[START]
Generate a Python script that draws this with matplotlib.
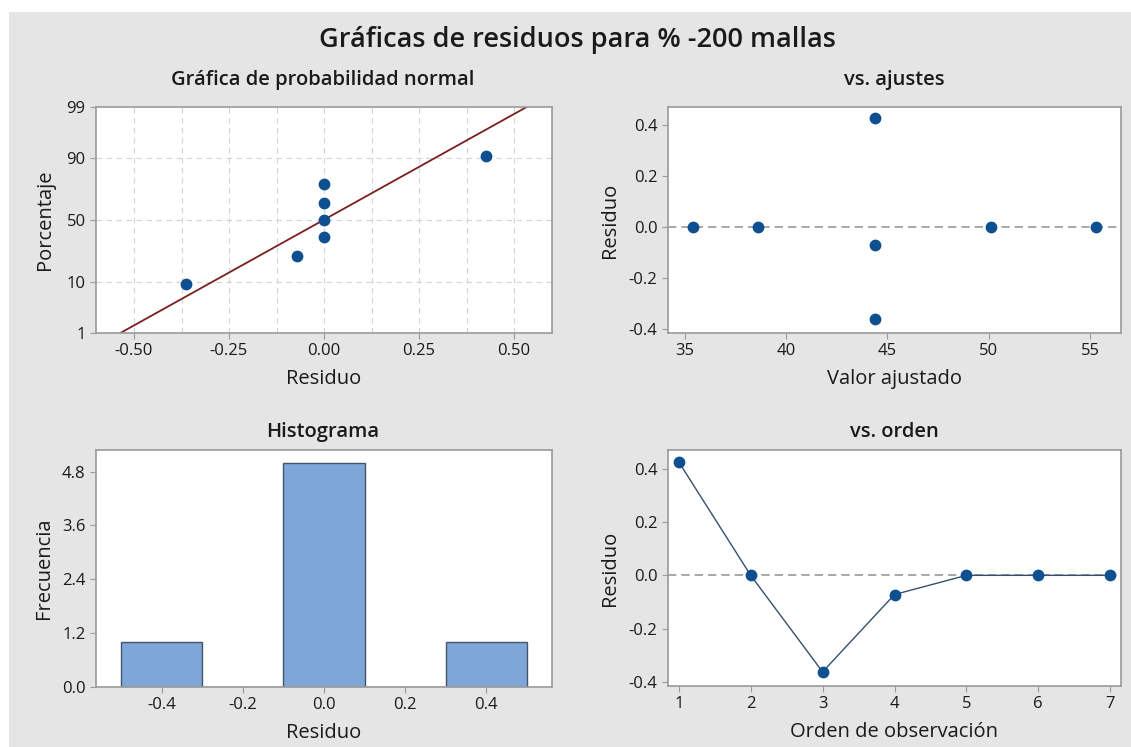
import matplotlib
matplotlib.use("Agg")
import matplotlib.pyplot as plt
from matplotlib.patches import Rectangle
from statistics import NormalDist
import numpy as np

plt.rcParams["font.family"] = ["Open Sans", "DejaVu Sans"]

# ---------------------------------------------------------
# Data
# ---------------------------------------------------------
order = [1, 2, 3, 4, 5, 6, 7]
residuals = [0.425, 0.0, -0.362, -0.072, 0.0, 0.0, 0.0]
fitted = [44.4, 35.4, 44.4, 44.4, 38.6, 50.1, 55.3]

prob_pct = [9.5, 23.0, 36.5, 50.0, 63.5, 77.0, 90.5]
prob_ticks = [1, 10, 50, 90, 99]

hist_centers = [-0.4, -0.2, 0.0, 0.2, 0.4]
hist_counts = [1, 0, 5, 0, 1]

title = "Gráficas de residuos para % -200 mallas"

MARK = "#0d4f8f"
TXT = "#1a1a1a"
SPINE = "#9a9a9a"
BG = "#e5e5e5"
LBL = 14.5
MS = 72

nd = NormalDist()


def style(ax):
    for s in ax.spines.values():
        s.set_color(SPINE)
        s.set_linewidth(1.2)
    ax.tick_params(colors=SPINE, labelcolor=TXT, labelsize=12, length=4, width=0.8)
    ax.set_facecolor("white")


fig = plt.figure(figsize=(11.31, 7.47), dpi=100, facecolor="white")
fig.patches.append(Rectangle((9 / 1131, 0), 1, 1 - 12 / 747, transform=fig.transFigure,
                             facecolor=BG, edgecolor="none", zorder=-10))

W, H = 1131, 747


def add_ax(x0, x1, y0, y1):
    return fig.add_axes([x0 / W, 1 - y1 / H, (x1 - x0) / W, (y1 - y0) / H])


def sub_title(text, x, y):
    fig.text(x / W, 1 - y / H, text, ha="center", va="center", fontsize=14.5,
             color=TXT, fontweight="semibold")


ax1 = add_ax(96, 552, 107, 333)
ax2 = add_ax(668, 1121, 107, 333)
ax3 = add_ax(96, 552, 450, 687)
ax4 = add_ax(668, 1121, 450, 686)

# --- normal probability plot ---
style(ax1)
zlim = nd.inv_cdf(0.01)
res_sorted = sorted(residuals)
z_pts = [nd.inv_cdf(p / 100) for p in prob_pct]
mu = np.mean(residuals)
sd = np.std(residuals, ddof=1)
for gx in np.arange(-0.5, 0.51, 0.125):
    ax1.axvline(gx, color="#d4d4d4", lw=0.8, ls=(0, (5, 4)), zorder=0)
for gp in [10, 50, 90]:
    ax1.axhline(nd.inv_cdf(gp / 100), color="#d4d4d4", lw=0.8, ls=(0, (5, 4)), zorder=0)
zz = np.array([zlim, -zlim])
ax1.plot(mu + sd * zz, zz, color="#7a1f1f", lw=1.3, zorder=2)
ax1.scatter(res_sorted, z_pts, s=MS, color=MARK, zorder=3, linewidths=0)
ax1.set_xlim(-0.6, 0.6)
ax1.set_ylim(zlim, -zlim)
ax1.set_xticks([-0.5, -0.25, 0.0, 0.25, 0.5])
ax1.set_xticklabels([f"{v:.2f}" for v in [-0.5, -0.25, 0.0, 0.25, 0.5]])
ax1.set_yticks([nd.inv_cdf(p / 100) for p in prob_ticks])
ax1.set_yticklabels([str(p) for p in prob_ticks])
ax1.set_xlabel("Residuo", fontsize=LBL, color=TXT, labelpad=7)
ax1.set_ylabel("Porcentaje", fontsize=LBL, color=TXT, labelpad=8)
sub_title("Gráfica de probabilidad normal", 323, 80)

# --- residual vs fitted ---
style(ax2)
ax2.axhline(0, color="#9a9a9a", lw=1.2, ls=(0, (5, 3)), zorder=1)
ax2.scatter(fitted, residuals, s=MS, color=MARK, zorder=3, linewidths=0)
ax2.set_xlim(34.17, 56.53)
ax2.set_ylim(-0.415, 0.47)
ax2.set_xticks([35, 40, 45, 50, 55])
ax2.set_yticks([-0.4, -0.2, 0.0, 0.2, 0.4])
ax2.set_yticklabels([f"{v:.1f}" for v in [-0.4, -0.2, 0.0, 0.2, 0.4]])
ax2.set_xlabel("Valor ajustado", fontsize=LBL, color=TXT, labelpad=7)
ax2.set_ylabel("Residuo", fontsize=LBL, color=TXT, labelpad=6)
sub_title("vs. ajustes", 894, 80)

# --- histogram ---
style(ax3)
ax3.bar(hist_centers, hist_counts, width=0.2, color="#7ea6d8", edgecolor="#45546a", lw=1.0, zorder=2)
ax3.set_xlim(-0.562, 0.562)
ax3.set_ylim(0, 5.28)
ax3.set_xticks([-0.4, -0.2, 0.0, 0.2, 0.4])
ax3.set_xticklabels([f"{v:.1f}" for v in [-0.4, -0.2, 0.0, 0.2, 0.4]])
ax3.set_yticks([0, 1.2, 2.4, 3.6, 4.8])
ax3.set_yticklabels([f"{v:.1f}" for v in [0, 1.2, 2.4, 3.6, 4.8]])
ax3.set_xlabel("Residuo", fontsize=LBL, color=TXT, labelpad=7)
ax3.set_ylabel("Frecuencia", fontsize=LBL, color=TXT, labelpad=6)
sub_title("Histograma", 323, 432)

# --- residual vs order ---
style(ax4)
ax4.axhline(0, color="#9a9a9a", lw=1.2, ls=(0, (5, 3)), zorder=1)
ax4.plot(order, residuals, color="#34506e", lw=1.0, zorder=2)
ax4.scatter(order, residuals, s=MS, color=MARK, zorder=3, linewidths=0)
ax4.set_xlim(0.85, 7.15)
ax4.set_ylim(-0.415, 0.47)
ax4.set_xticks(order)
ax4.set_yticks([-0.4, -0.2, 0.0, 0.2, 0.4])
ax4.set_yticklabels([f"{v:.1f}" for v in [-0.4, -0.2, 0.0, 0.2, 0.4]])
ax4.set_xlabel("Orden de observación", fontsize=LBL, color=TXT, labelpad=7)
ax4.set_ylabel("Residuo", fontsize=LBL, color=TXT, labelpad=6)
sub_title("vs. orden", 894, 432)

fig.text(577 / W, 1 - 40 / H, title, ha="center", va="center", fontsize=19.5,
         color=TXT, fontweight="semibold")

fig.savefig("out.png", dpi=100, facecolor=fig.get_facecolor())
[END]
## What the task requires
Set the lines above down again, word for word, from the first through the one containing "de residuos para"; pictures excluded.

## Response to the task
Generate a Python script that draws this with matplotlib.
import matplotlib
matplotlib.use("Agg")
import matplotlib.pyplot as plt
from matplotlib.patches import Rectangle
from statistics import NormalDist
import numpy as np

plt.rcParams["font.family"] = ["Open Sans", "DejaVu Sans"]

# ---------------------------------------------------------
# Data
# ---------------------------------------------------------
order = [1, 2, 3, 4, 5, 6, 7]
residuals = [0.425, 0.0, -0.362, -0.072, 0.0, 0.0, 0.0]
fitted = [44.4, 35.4, 44.4, 44.4, 38.6, 50.1, 55.3]

prob_pct = [9.5, 23.0, 36.5, 50.0, 63.5, 77.0, 90.5]
prob_ticks = [1, 10, 50, 90, 99]

hist_centers = [-0.4, -0.2, 0.0, 0.2, 0.4]
hist_counts = [1, 0, 5, 0, 1]

title = "Gráficas de residuos para % -200 mallas"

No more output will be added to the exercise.